Once this exercise were to be completed, the recruits, mostly in groups of not more than six-eight persons were to be sent to India to carry out terror attacks. Officials say that some of them could have also used the sea route, thus probably targeting Maharashtra and Gujarat.

The agencies have gathered irrefutable evidence that ex Pakistan army personnel were regularly visiting the Balakot camp and training the recruits, including teaching them advanced tactical warfare and use of new tools.

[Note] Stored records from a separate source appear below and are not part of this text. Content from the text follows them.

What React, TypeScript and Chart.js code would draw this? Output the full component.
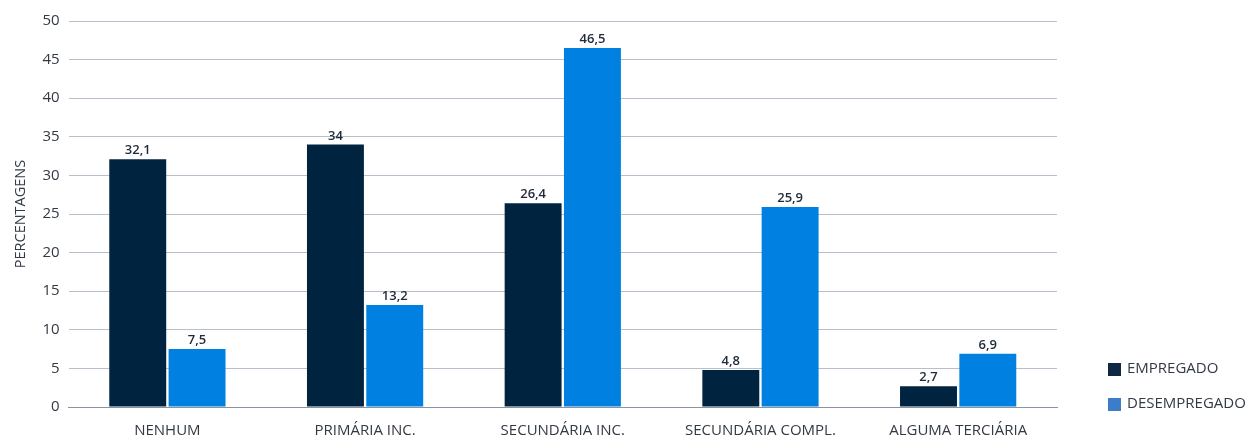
import React, { useEffect, useRef } from "react";
import { Chart, registerables } from "chart.js";

Chart.register(...registerables);

const categories = ["NENHUM", "PRIMÁRIA INC.", "SECUNDÁRIA INC.", "SECUNDÁRIA COMPL.", "ALGUMA TERCIÁRIA"];
const empregado = [32.1, 34, 26.4, 4.8, 2.7];
const desempregado = [7.5, 13.2, 46.5, 25.9, 6.9];
const seriesNames = ["EMPREGADO", "DESEMPREGADO"];
const barColors = ["#00233f", "#0080e0"];
const legendColors = ["#0f2744", "#3d7cc9"];

const FONT = "'Open Sans', 'Noto Sans', sans-serif";
const TEXT = "#333a44";

const fmt = (v: number) => String(v).replace(".", ",");

const valueLabels = {
  id: "valueLabels",
  afterDatasetsDraw(chart: any) {
    const ctx = chart.ctx;
    ctx.save();
    ctx.font = `600 13px ${FONT}`;
    ctx.fillStyle = "#1e2b3a";
    ctx.textAlign = "center";
    ctx.textBaseline = "bottom";
    chart.data.datasets.forEach((ds: any, i: number) => {
      const meta = chart.getDatasetMeta(i);
      meta.data.forEach((bar: any, j: number) => {
        ctx.fillText(fmt(ds.data[j]), bar.x, bar.y - 2);
      });
    });
    ctx.restore();
  },
};

const sideLegend = {
  id: "sideLegend",
  afterDraw(chart: any) {
    const ctx = chart.ctx;
    const area = chart.chartArea;
    ctx.save();
    ctx.font = `15px ${FONT}`;
    ctx.textBaseline = "middle";
    ctx.textAlign = "left";
    const boxX = area.right + 51;
    const textX = area.right + 70;
    chart.data.datasets.forEach((ds: any, i: number) => {
      const y = area.bottom - 38 + i * 35;
      ctx.fillStyle = legendColors[i];
      ctx.fillRect(boxX, y - 6, 13, 13);
      ctx.fillStyle = TEXT;
      ctx.fillText(ds.label, textX, y);
    });
    ctx.restore();
  },
};

export default function App() {
  const ref = useRef<HTMLCanvasElement>(null);
  useEffect(() => {
    document.body.style.margin = "0";
    const chart = new Chart(ref.current!, {
      type: "bar",
      data: {
        labels: categories,
        datasets: [
          { label: seriesNames[0], data: empregado, backgroundColor: barColors[0], barPercentage: 0.96, categoryPercentage: 0.6 },
          { label: seriesNames[1], data: desempregado, backgroundColor: barColors[1], barPercentage: 0.96, categoryPercentage: 0.6 },
        ],
      },
      options: {
        animation: false,
        responsive: false,
        layout: { padding: { top: 21, right: 190, left: 8, bottom: 0 } },
        plugins: {
          tooltip: { enabled: false },
          legend: { display: false },
        },
        scales: {
          x: {
            grid: { display: false, drawTicks: false },
            border: { color: "#8a93a3", width: 1 },
            ticks: { font: { family: FONT, size: 15 }, color: TEXT, padding: 15, maxRotation: 0 },
            afterFit: (scale: any) => {
              scale.height = 32;
            },
          },
          y: {
            min: 0,
            max: 50,
            ticks: { stepSize: 5, font: { family: FONT, size: 15 }, color: TEXT, padding: 9 },
            grid: { color: "#b8bfcc", drawTicks: false },
            border: { display: false },
            title: { display: true, text: "PERCENTAGENS", font: { family: FONT, size: 14.5 }, color: TEXT, padding: 4 },
          },
        },
      },
      plugins: [valueLabels, sideLegend],
    });
    return () => chart.destroy();
  }, []);
  return <canvas ref={ref} width={1247} height={439} style={{ display: "block" }} />;
}
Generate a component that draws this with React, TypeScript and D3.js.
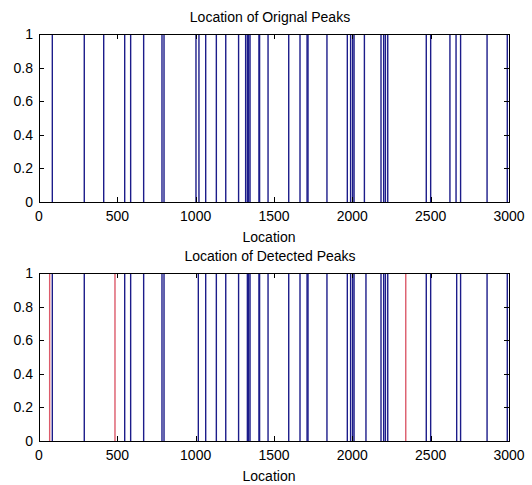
import { useEffect, useRef } from 'react'
import * as d3 from 'd3'

// peak locations
const originalPeaks = [
  85, 289, 413, 547, 585, 668, 785, 798, 1002, 1021, 1064, 1132, 1192, 1274,
  1319, 1330, 1338, 1347, 1404, 1408, 1462, 1594, 1666, 1711, 1717, 1838,
  1968, 1989, 2002, 2011, 2077, 2183, 2200, 2211, 2226, 2472, 2500, 2623,
  2662, 2691, 2860, 2989,
]
const detectedPeaks = [
  85, 289, 547, 585, 668, 785, 798, 1017, 1064, 1132, 1192, 1274, 1330, 1338,
  1347, 1404, 1408, 1462, 1594, 1666, 1711, 1717, 1838, 1968, 1989, 2002,
  2011, 2087, 2183, 2200, 2211, 2226, 2472, 2500, 2666, 2691, 2860, 2989,
]
// detections that are not real peaks (drawn red)
const falsePeaks = [68, 485, 2341]

const xTicks = [0, 500, 1000, 1500, 2000, 2500, 3000]
const yTicks = [0, 0.2, 0.4, 0.6, 0.8, 1]

const W = 532
const H = 485
const FONT = '"Liberation Sans", Arial, sans-serif'

export default function App() {
  const ref = useRef(null)

  useEffect(() => {
    const svg = d3.select(ref.current)
    svg.selectAll('*').remove()

    const left = 39
    const right = 509
    const x = d3.scaleLinear().domain([0, 3000]).range([left, right])

    const panels = [
      { title: 'Location of Orignal Peaks', top: 34, bottom: 202, blue: originalPeaks, red: [] },
      { title: 'Location of Detected Peaks', top: 273, bottom: 441, blue: detectedPeaks, red: falsePeaks },
    ]

    panels.forEach((p) => {
      const y = d3.scaleLinear().domain([0, 1]).range([p.bottom, p.top])
      const g = svg.append('g')

      g.selectAll('line.blue').data(p.blue).enter().append('line')
        .attr('x1', d => x(d)).attr('x2', d => x(d))
        .attr('y1', y(0)).attr('y2', y(1))
        .attr('stroke', '#1c1c8a').attr('stroke-width', 1.4)

      g.selectAll('line.red').data(p.red).enter().append('line')
        .attr('x1', d => x(d)).attr('x2', d => x(d))
        .attr('y1', y(0)).attr('y2', y(1))
        .attr('stroke', '#dc5a6a').attr('stroke-width', 1.4)

      // box
      g.append('rect')
        .attr('x', left + 0.5).attr('y', p.top + 0.5)
        .attr('width', right - left).attr('height', p.bottom - p.top)
        .attr('fill', 'none').attr('stroke', '#000').attr('stroke-width', 1)

      // ticks inward on all four sides
      const tl = 5
      xTicks.forEach((t) => {
        const xx = Math.round(x(t)) + 0.5
        g.append('line').attr('x1', xx).attr('x2', xx).attr('y1', p.bottom).attr('y2', p.bottom - tl).attr('stroke', '#000')
        g.append('line').attr('x1', xx).attr('x2', xx).attr('y1', p.top).attr('y2', p.top + tl).attr('stroke', '#000')
        g.append('text')
          .attr('x', x(t)).attr('y', p.bottom + 19)
          .attr('text-anchor', 'middle')
          .style('font-family', FONT).style('font-size', '14px')
          .text(t)
      })
      yTicks.forEach((t) => {
        const yy = Math.round(y(t)) + 0.5
        g.append('line').attr('x1', left).attr('x2', left + tl).attr('y1', yy).attr('y2', yy).attr('stroke', '#000')
        g.append('line').attr('x1', right).attr('x2', right - tl).attr('y1', yy).attr('y2', yy).attr('stroke', '#000')
        g.append('text')
          .attr('x', left - 6).attr('y', y(t) + 5)
          .attr('text-anchor', 'end')
          .style('font-family', FONT).style('font-size', '14px')
          .text(t === 0 || t === 1 ? String(t) : t.toFixed(1))
      })

      g.append('text')
        .attr('x', 270).attr('y', p.top - 12)
        .attr('text-anchor', 'middle')
        .style('font-family', FONT).style('font-size', '14px')
        .text(p.title)

      g.append('text')
        .attr('x', 269).attr('y', p.bottom + 40)
        .attr('text-anchor', 'middle')
        .style('font-family', FONT).style('font-size', '14px')
        .text('Location')
    })
  }, [])

  return (
    <svg
      ref={ref}
      width={W}
      height={H}
      style={{ position: 'absolute', left: 0, top: 0, background: '#fff', display: 'block' }}
    />
  )
}
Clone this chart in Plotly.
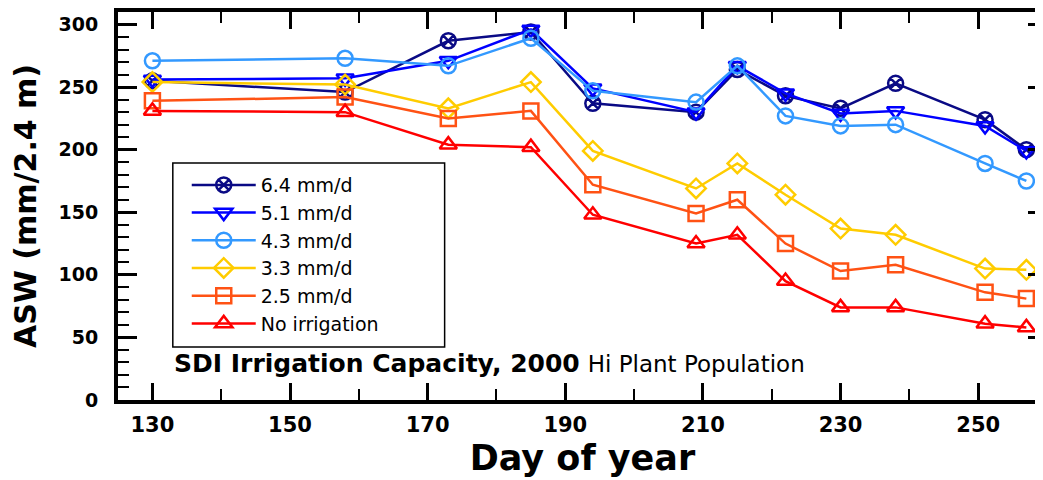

Sources said that the camp, pseudo named as “Madrasa Ayesha Sadiq”, was situated inside a dense forest on the right side of River Kunar, and was spread over 6 acres. It had six buildings and the capacity to house around 500-600 recruits and trainers. The night on which the airstrike was carried out, sources said, the campus had around 200 Jaish cadre. With the entire area being reduced to rubble, the chances of any one of them surviving the attack is remote.

Once the recruits got their training, they would have infiltrated into India from Balakot through four different land routes before reaching Kupwara district of Jammu and Kashmir in India. These routes are:

  1. Balakot, Kel, Sonpindi, Muri, Dudhniyal (all in Pakistan and in PoK), and then Kainthawali forest, Bansawali Beihk, Shalabathu forest, Gugal dara, Awaoora forest, Halmatpora forest, Gulgam, Batargam, Gushi and Magam forest, in Kupwara district.
  2. Balakot, Kel, Sonpindi, Muri, Dudhniyal (all in Pakistan and in PoK), and then Thanda Pani, Juma Gund, Nar, Puthaa Khan Gali, Marhama forest, Dolipoora, Kunan Poshpora, Didikoot, in Kupwara district.
  3. Balakot, Kel (both in Pakistan and in PoK), and then Thandapani forest, Molang, Sundarmali, Gujardori, Kharban Beihk, Warsun Kachama forest and Kralpora, in Kupwara district.
  4. Balakot, Kel, Sonpindi, Muri, Dudhniyal, Lunda (all in Pakistan and in PoK) and then Rangsar, Kalaban forest, Rangbala Nar, Jhakanaka, Gurdaji, Gagal and Lolab in Kupwara district.